Beithíoch: The Life and World of Chicago Gangster Frank McErlane by Daniel Waugh. Two volumes, 887pages. Published December 10, 2021. Photos courtesy of the author.

Review by Michael Pierce

Beithíoch (Irish): Animal. Beast. Brute.

And there’s no better word to describe Frank McErlane.

Born in 1894 to an Irish immigrant father and first generation Irish American mother, young Frank grew up in the rough and tumble and not-so-Gilded Age south side of Chicago.

By the time he was 18 years old he was engaged in a life of crime, pulling off small time robberies and car thefts. But it was during the era of Prohibition, and the Chicago Beer wars, that McErlane came of age and found his true calling.

McErlane rose to become the leader of a bootlegging operation in the Back of the Yards area of the city. He gained a reputation as being one of the most brutal gangsters in Chicago, a reputation that seems to be well-deserved.

It’s rumored that he was so brutal, and had such a hair-trigger temper, that even the notorious Al Capone feared him. Not helping the situation was McErlane’s own alcoholism. A wrong word or look could quickly send him over the edge into a violent outburst after a period of heavy drinking.

Tradition credits him with originating two things. It is said that McErlane invented the ‘one way ride.’ It’s also said that he was the first person to use a Thompson Submachine Gun (aka as a Chicago Typewriter) during the commission of a crime.

Until now, McErlane has usually appeared as a footnote in the stories of gangsters like Capone and others, some of whom (like Capone) have achieved folk hero status in American history.

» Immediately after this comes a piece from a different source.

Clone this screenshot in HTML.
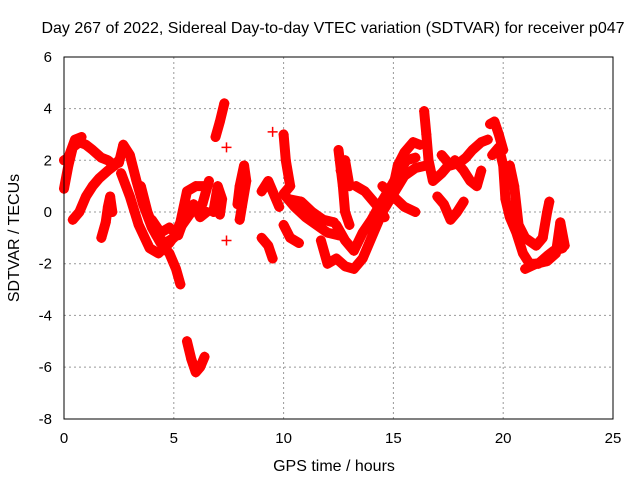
<!DOCTYPE html>
<html><head><meta charset="utf-8"><style>
body{margin:0;background:#fff;}
svg{display:block;font-family:"Liberation Sans",sans-serif;}
</style></head><body>
<svg id="chart" width="640" height="480">
<text x="333" y="33" text-anchor="middle" font-size="16">Day 267 of 2022, Sidereal Day-to-day VTEC variation (SDTVAR) for receiver p047</text>
<text x="334" y="471" text-anchor="middle" font-size="16">GPS time / hours</text>
<text transform="translate(19,238) rotate(-90)" text-anchor="middle" font-size="16">SDTVAR / TECUs</text>
<g id="grid"></g><g id="ticks"></g><g id="marks"></g>
<rect x="64" y="57" width="549" height="362" fill="none" stroke="#000" stroke-width="1"/>
</svg>
<script>
const xTicks=[0,5,10,15,20,25];
const yTicks=[-8,-6,-4,-2,0,2,4,6];
const tracks=[
[[0,0.9],[0.2,1.8],[0.4,2.5],[0.7,2.7],[1.0,2.6],[1.3,2.4],[1.7,2.1],[2.0,2.0],[2.3,1.8],[2.5,2.0]],
[[0.4,-0.3],[0.7,0.0],[1.0,0.6],[1.3,1.0],[1.6,1.3],[2.0,1.6],[2.3,1.8]],
[[0,2.0],[0.2,2.1],[0.5,2.8],[0.8,2.9]],
[[1.7,-1.0],[1.9,-0.4],[2.0,0.2],[2.1,0.6],[2.2,0.0]],
[[2.5,1.9],[2.7,2.6],[3.0,2.2],[3.3,1.2],[3.6,0.3],[4.0,-0.6],[4.4,-1.2],[4.8,-1.6],[5.1,-2.2],[5.3,-2.8]],
[[3.5,1.0],[3.8,0.0],[4.2,-0.9],[4.6,-1.2],[5.0,-1.0],[5.3,-0.4],[5.6,0.8],[6.0,1.0],[6.4,1.0]],
[[2.6,1.5],[3.0,0.6],[3.4,-0.5],[3.9,-1.4],[4.3,-1.6],[4.8,-1.2],[5.3,-0.6],[5.8,0.0],[6.3,0.3],[6.6,1.2]],
[[4.0,-0.3],[4.4,-0.8],[4.8,-0.6],[5.2,-0.9],[5.5,-0.2],[5.9,0.3],[6.2,-0.2],[6.5,0.0]],
[[5.6,-5.0],[5.8,-5.7],[6.0,-6.2],[6.2,-6.0],[6.4,-5.6]],
[[6.9,2.9],[7.1,3.5],[7.3,4.2]],
[[6.8,0.0],[7.0,1.0],[7.2,0.5],[7.1,-0.1]],
[[7.9,0.3],[8.0,1.0],[8.2,1.8],[8.3,1.2],[8.1,0.2],[8.0,-0.3]],
[[9.0,0.8],[9.3,1.2],[9.5,0.8],[9.8,0.2]],
[[9.0,-1.0],[9.3,-1.3],[9.5,-1.8]],
[[10.0,3.0],[10.1,2.0],[10.3,1.0],[10.0,0.7],[10.5,0.2],[11.0,-0.2],[11.5,-0.5],[12.0,-0.8],[12.5,-0.9]],
[[10.2,0.5],[10.8,0.4],[11.3,0.0],[11.8,-0.3],[12.3,-0.4]],
[[10.0,-0.5],[10.3,-1.0],[10.7,-1.2]],
[[11.7,-1.1],[12.0,-2.0],[12.4,-1.8],[12.8,-2.1],[13.2,-2.2],[13.6,-1.8],[14.0,-1.0],[14.5,0.0],[15.0,0.7],[15.5,1.4],[16.0,1.7],[16.5,1.8]],
[[12.4,-0.5],[12.8,-1.1],[13.2,-1.5],[13.6,-0.8],[14.0,-0.3],[14.4,0.3],[14.9,1.0],[15.3,1.6],[15.6,2.0],[16.0,2.1]],
[[12.5,2.4],[12.7,1.0],[12.8,0.0],[13.0,-0.5]],
[[12.6,1.6],[12.8,2.0],[13.0,1.0]],
[[13.3,1.0],[13.7,0.8],[14.2,0.3],[14.6,-0.2]],
[[14.5,1.0],[15.0,0.6],[15.5,0.2],[16.0,0.0]],
[[15.0,1.0],[15.2,1.8],[15.5,2.3],[15.9,2.7],[16.2,2.6]],
[[16.4,3.9],[16.5,3.0],[16.6,2.0],[16.8,1.2],[17.2,1.5],[17.5,1.8]],
[[17.0,0.6],[17.3,0.3],[17.6,-0.3],[17.9,0.0],[18.2,0.4]],
[[17.2,2.2],[17.6,1.8],[18.0,1.9],[18.3,2.1],[18.6,2.4],[19.0,2.7],[19.3,2.8]],
[[17.8,2.0],[18.2,1.6],[18.5,1.2],[18.8,1.0],[19.0,1.6]],
[[19.4,3.4],[19.6,3.5],[19.8,3.0],[20.0,2.4]],
[[19.5,2.2],[19.8,2.5],[20.0,1.8],[20.1,0.5],[20.3,-0.2],[20.6,-0.8],[20.9,-1.6],[21.2,-2.0],[21.6,-2.0],[22.0,-1.7],[22.3,-1.5],[22.7,-1.4]],
[[20.3,1.8],[20.5,1.0],[20.7,-0.5],[21.0,-1.0],[21.5,-1.3],[21.8,-1.0],[22.0,0.0],[22.1,0.4]],
[[21.0,-2.2],[21.5,-2.0],[22.0,-1.9],[22.4,-1.6],[22.6,-0.4],[22.8,-1.3]],
[[7.4,2.5]],[[7.4,-1.1]],[[9.5,3.1]]
];
const X=v=>64+v*549/25;
const Y=v=>212-v*362/14;
const NS="http://www.w3.org/2000/svg";
const grid=document.getElementById('grid'),ticks=document.getElementById('ticks'),marks=document.getElementById('marks');
function mk(tag,attrs,parent){const e=document.createElementNS(NS,tag);for(const k in attrs)e.setAttribute(k,attrs[k]);parent.appendChild(e);return e;}
xTicks.forEach(t=>{
 if(t>0&&t<25){const g=mk('line',{x1:X(t),x2:X(t),y1:57,y2:419,stroke:'#999','stroke-dasharray':'2,3'},grid);
 
 }
 const l=mk('text',{x:X(t),y:443,'text-anchor':'middle','font-size':'15'},ticks);l.textContent=t;
 
 
});
yTicks.forEach(t=>{
 if(t>-8&&t<6){const g=mk('line',{x1:64,x2:613,y1:Y(t),y2:Y(t),stroke:'#999','stroke-dasharray':'2,3'},grid);
 
 }
 const l=mk('text',{x:52,y:Y(t)+5,'text-anchor':'end','font-size':'15'},ticks);l.textContent=t;
 
 
});
tracks.forEach(tr=>{
 if(tr.length>1){const p=mk('polyline',{points:tr.map(d=>X(d[0])+','+Y(d[1])).join(' '),fill:'none',stroke:'#f00','stroke-width':'10','stroke-linejoin':'round','stroke-linecap':'round'},marks);
 
 }
 tr.forEach(d=>{const x=X(d[0]),y=Y(d[1]);
  const m=mk('path',{d:`M${x-5},${y}H${x+5}M${x},${y-5}V${y+5}`,stroke:'#f00','stroke-width':'1.5'},marks);
  
  });
});
</script>
</body></html>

Daniel Waugh is becoming a force in the true crime and gangster biography genres, and this two-volume set is not a disappointment. Waugh takes his readers not just on a ride through the life of Frank McErlane, he also takes us to the Chicago of the 1920s and 1930s. With the passage of Prohibition small time hoodlums became nationally known gangsters, and Waugh puts us in their world with skill and aplomb and an easy-to-read narrative style. Add to that extensive end notes and he has given us a biography that is not only entertaining but informative.